Every line of the records must be repeated exactly; pictures stay out.

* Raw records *
_ _ _ _ _
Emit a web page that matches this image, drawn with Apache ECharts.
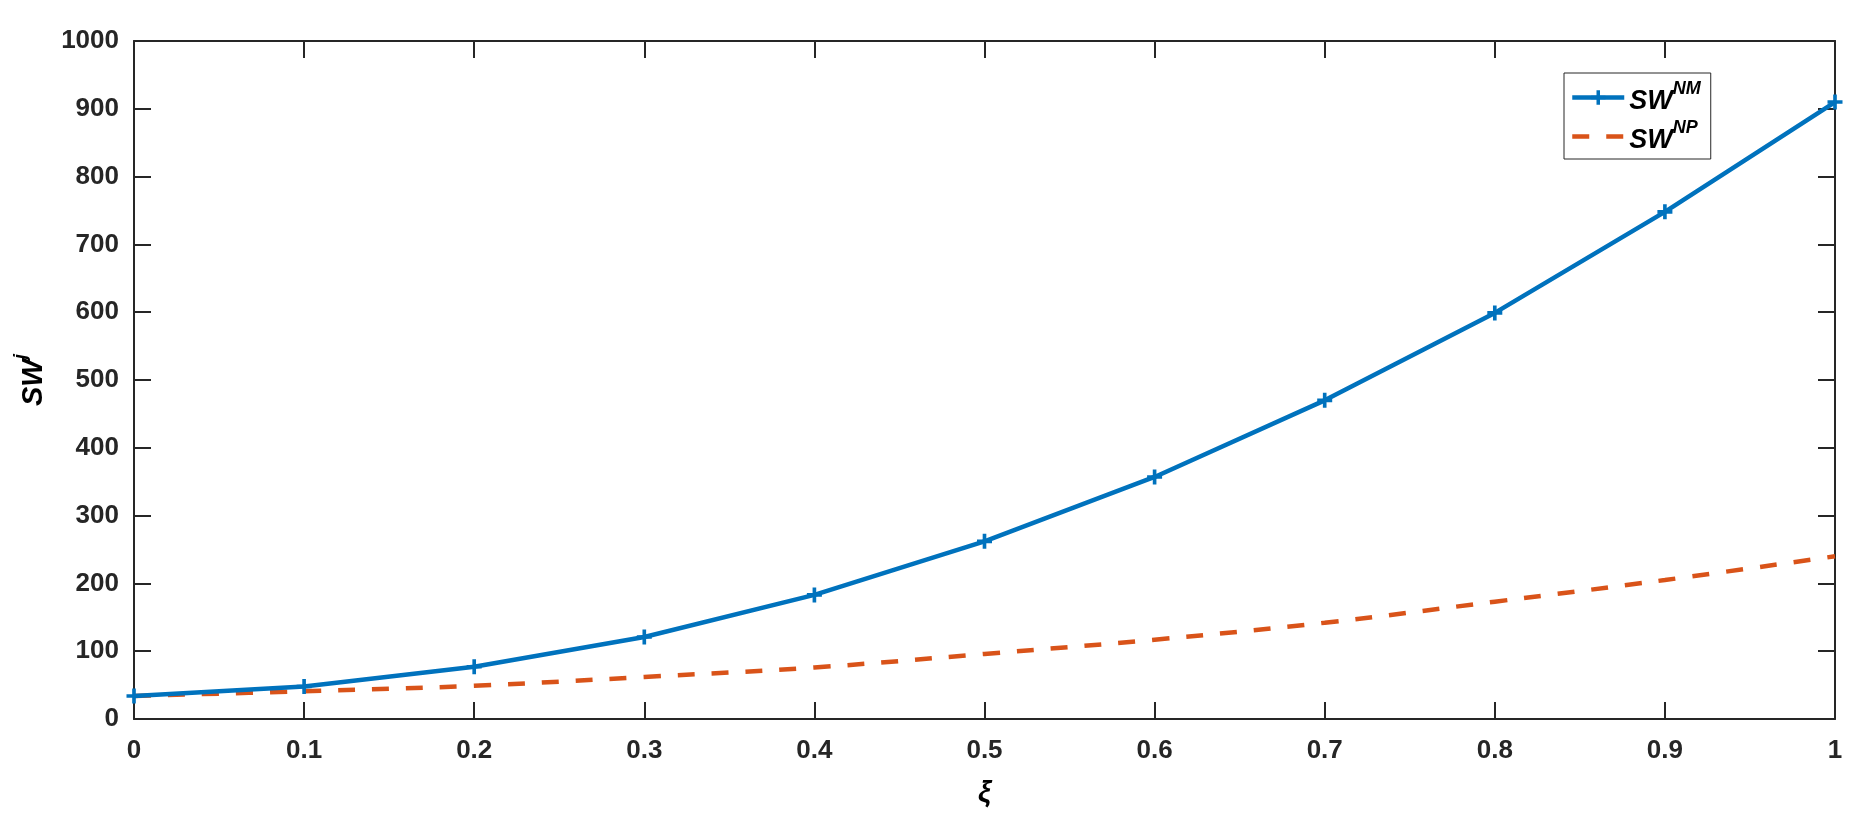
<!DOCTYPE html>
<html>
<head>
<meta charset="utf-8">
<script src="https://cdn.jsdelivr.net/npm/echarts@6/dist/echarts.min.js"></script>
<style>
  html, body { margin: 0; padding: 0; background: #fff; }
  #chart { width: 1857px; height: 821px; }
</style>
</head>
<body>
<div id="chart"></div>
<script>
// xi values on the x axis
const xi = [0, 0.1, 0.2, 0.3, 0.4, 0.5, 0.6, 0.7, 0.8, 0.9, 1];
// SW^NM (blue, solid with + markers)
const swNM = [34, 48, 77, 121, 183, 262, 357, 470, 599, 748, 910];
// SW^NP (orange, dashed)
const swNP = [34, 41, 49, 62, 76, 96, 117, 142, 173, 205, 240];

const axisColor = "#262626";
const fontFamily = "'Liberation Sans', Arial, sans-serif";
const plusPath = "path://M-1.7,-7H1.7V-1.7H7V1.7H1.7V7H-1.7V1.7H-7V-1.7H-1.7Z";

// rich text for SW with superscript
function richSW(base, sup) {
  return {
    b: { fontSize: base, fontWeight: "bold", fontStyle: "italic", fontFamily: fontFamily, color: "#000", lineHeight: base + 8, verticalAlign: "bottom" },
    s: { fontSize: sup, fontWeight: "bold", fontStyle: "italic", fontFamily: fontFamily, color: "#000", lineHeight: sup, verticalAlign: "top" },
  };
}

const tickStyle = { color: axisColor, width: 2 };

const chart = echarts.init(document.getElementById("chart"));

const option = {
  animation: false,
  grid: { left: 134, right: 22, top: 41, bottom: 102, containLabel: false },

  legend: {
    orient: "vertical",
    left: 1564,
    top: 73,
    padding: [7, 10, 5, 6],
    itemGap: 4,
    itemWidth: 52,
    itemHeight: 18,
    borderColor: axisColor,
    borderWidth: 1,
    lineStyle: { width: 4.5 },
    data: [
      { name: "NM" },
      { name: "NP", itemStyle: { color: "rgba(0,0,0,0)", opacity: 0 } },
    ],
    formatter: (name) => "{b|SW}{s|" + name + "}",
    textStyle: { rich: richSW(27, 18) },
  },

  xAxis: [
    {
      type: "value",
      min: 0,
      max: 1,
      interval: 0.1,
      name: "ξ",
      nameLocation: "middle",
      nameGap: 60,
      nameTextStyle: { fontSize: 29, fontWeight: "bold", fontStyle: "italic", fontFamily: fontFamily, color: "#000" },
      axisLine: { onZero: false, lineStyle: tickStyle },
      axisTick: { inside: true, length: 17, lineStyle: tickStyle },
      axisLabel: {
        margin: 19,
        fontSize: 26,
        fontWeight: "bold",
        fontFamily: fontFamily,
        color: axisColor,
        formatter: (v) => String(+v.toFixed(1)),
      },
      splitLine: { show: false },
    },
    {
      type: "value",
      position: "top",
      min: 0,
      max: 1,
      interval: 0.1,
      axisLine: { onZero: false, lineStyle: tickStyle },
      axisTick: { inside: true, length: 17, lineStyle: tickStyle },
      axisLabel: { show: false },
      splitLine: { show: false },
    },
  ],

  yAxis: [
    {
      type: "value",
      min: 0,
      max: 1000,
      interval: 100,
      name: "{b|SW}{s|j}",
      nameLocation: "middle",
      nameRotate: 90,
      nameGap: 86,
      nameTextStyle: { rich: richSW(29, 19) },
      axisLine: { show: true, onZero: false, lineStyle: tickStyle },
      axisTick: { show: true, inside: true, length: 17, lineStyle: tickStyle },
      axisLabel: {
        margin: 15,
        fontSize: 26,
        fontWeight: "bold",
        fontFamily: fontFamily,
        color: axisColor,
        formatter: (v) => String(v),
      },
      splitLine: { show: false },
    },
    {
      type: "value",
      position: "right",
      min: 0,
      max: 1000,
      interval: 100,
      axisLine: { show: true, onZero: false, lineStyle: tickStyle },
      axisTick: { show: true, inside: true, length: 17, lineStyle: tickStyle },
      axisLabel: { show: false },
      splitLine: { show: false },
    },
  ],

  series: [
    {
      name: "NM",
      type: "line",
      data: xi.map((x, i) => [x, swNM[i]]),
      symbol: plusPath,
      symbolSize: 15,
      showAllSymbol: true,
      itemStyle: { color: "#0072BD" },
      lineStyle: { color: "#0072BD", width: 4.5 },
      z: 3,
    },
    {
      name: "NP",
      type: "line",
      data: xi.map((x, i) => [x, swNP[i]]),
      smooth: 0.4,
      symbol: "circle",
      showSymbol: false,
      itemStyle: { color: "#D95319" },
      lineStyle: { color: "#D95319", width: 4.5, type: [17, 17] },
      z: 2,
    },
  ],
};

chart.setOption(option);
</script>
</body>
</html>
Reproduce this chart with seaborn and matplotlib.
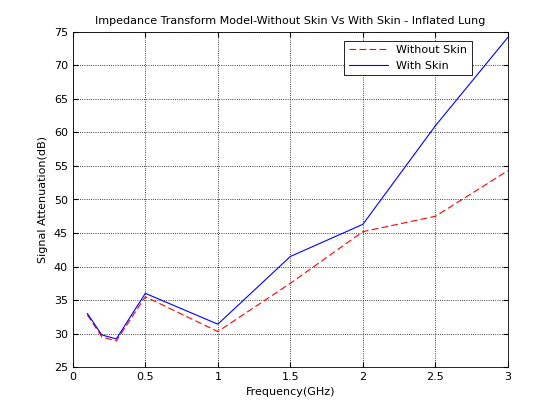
_ _ _ _ _
* TASK RESULT *
Emit a web page that matches this image, drawn with Apache ECharts.
<!DOCTYPE html>
<html>
<head>
<meta charset="utf-8">
<script src="https://cdn.jsdelivr.net/npm/echarts@6/dist/echarts.min.js"></script>
<style>
  html, body { margin: 0; padding: 0; background: #fff; }
  #chart { width: 1857px; height: 821px; }
</style>
</head>
<body>
<div id="chart"></div>
<script>
// xi values on the x axis
const xi = [0, 0.1, 0.2, 0.3, 0.4, 0.5, 0.6, 0.7, 0.8, 0.9, 1];
// SW^NM (blue, solid with + markers)
const swNM = [34, 48, 77, 121, 183, 262, 357, 470, 599, 748, 910];
// SW^NP (orange, dashed)
const swNP = [34, 41, 49, 62, 76, 96, 117, 142, 173, 205, 240];

const axisColor = "#262626";
const fontFamily = "'Liberation Sans', Arial, sans-serif";
const plusPath = "path://M-1.7,-7H1.7V-1.7H7V1.7H1.7V7H-1.7V1.7H-7V-1.7H-1.7Z";

// rich text for SW with superscript
function richSW(base, sup) {
  return {
    b: { fontSize: base, fontWeight: "bold", fontStyle: "italic", fontFamily: fontFamily, color: "#000", lineHeight: base + 8, verticalAlign: "bottom" },
    s: { fontSize: sup, fontWeight: "bold", fontStyle: "italic", fontFamily: fontFamily, color: "#000", lineHeight: sup, verticalAlign: "top" },
  };
}

const tickStyle = { color: axisColor, width: 2 };

const chart = echarts.init(document.getElementById("chart"));

const option = {
  animation: false,
  grid: { left: 134, right: 22, top: 41, bottom: 102, containLabel: false },

  legend: {
    orient: "vertical",
    left: 1564,
    top: 73,
    padding: [7, 10, 5, 6],
    itemGap: 4,
    itemWidth: 52,
    itemHeight: 18,
    borderColor: axisColor,
    borderWidth: 1,
    lineStyle: { width: 4.5 },
    data: [
      { name: "NM" },
      { name: "NP", itemStyle: { color: "rgba(0,0,0,0)", opacity: 0 } },
    ],
    formatter: (name) => "{b|SW}{s|" + name + "}",
    textStyle: { rich: richSW(27, 18) },
  },

  xAxis: [
    {
      type: "value",
      min: 0,
      max: 1,
      interval: 0.1,
      name: "ξ",
      nameLocation: "middle",
      nameGap: 60,
      nameTextStyle: { fontSize: 29, fontWeight: "bold", fontStyle: "italic", fontFamily: fontFamily, color: "#000" },
      axisLine: { onZero: false, lineStyle: tickStyle },
      axisTick: { inside: true, length: 17, lineStyle: tickStyle },
      axisLabel: {
        margin: 19,
        fontSize: 26,
        fontWeight: "bold",
        fontFamily: fontFamily,
        color: axisColor,
        formatter: (v) => String(+v.toFixed(1)),
      },
      splitLine: { show: false },
    },
    {
      type: "value",
      position: "top",
      min: 0,
      max: 1,
      interval: 0.1,
      axisLine: { onZero: false, lineStyle: tickStyle },
      axisTick: { inside: true, length: 17, lineStyle: tickStyle },
      axisLabel: { show: false },
      splitLine: { show: false },
    },
  ],

  yAxis: [
    {
      type: "value",
      min: 0,
      max: 1000,
      interval: 100,
      name: "{b|SW}{s|j}",
      nameLocation: "middle",
      nameRotate: 90,
      nameGap: 86,
      nameTextStyle: { rich: richSW(29, 19) },
      axisLine: { show: true, onZero: false, lineStyle: tickStyle },
      axisTick: { show: true, inside: true, length: 17, lineStyle: tickStyle },
      axisLabel: {
        margin: 15,
        fontSize: 26,
        fontWeight: "bold",
        fontFamily: fontFamily,
        color: axisColor,
        formatter: (v) => String(v),
      },
      splitLine: { show: false },
    },
    {
      type: "value",
      position: "right",
      min: 0,
      max: 1000,
      interval: 100,
      axisLine: { show: true, onZero: false, lineStyle: tickStyle },
      axisTick: { show: true, inside: true, length: 17, lineStyle: tickStyle },
      axisLabel: { show: false },
      splitLine: { show: false },
    },
  ],

  series: [
    {
      name: "NM",
      type: "line",
      data: xi.map((x, i) => [x, swNM[i]]),
      symbol: plusPath,
      symbolSize: 15,
      showAllSymbol: true,
      itemStyle: { color: "#0072BD" },
      lineStyle: { color: "#0072BD", width: 4.5 },
      z: 3,
    },
    {
      name: "NP",
      type: "line",
      data: xi.map((x, i) => [x, swNP[i]]),
      smooth: 0.4,
      symbol: "circle",
      showSymbol: false,
      itemStyle: { color: "#D95319" },
      lineStyle: { color: "#D95319", width: 4.5, type: [17, 17] },
      z: 2,
    },
  ],
};

chart.setOption(option);
</script>
</body>
</html>
Reproduce this chart with seaborn and matplotlib.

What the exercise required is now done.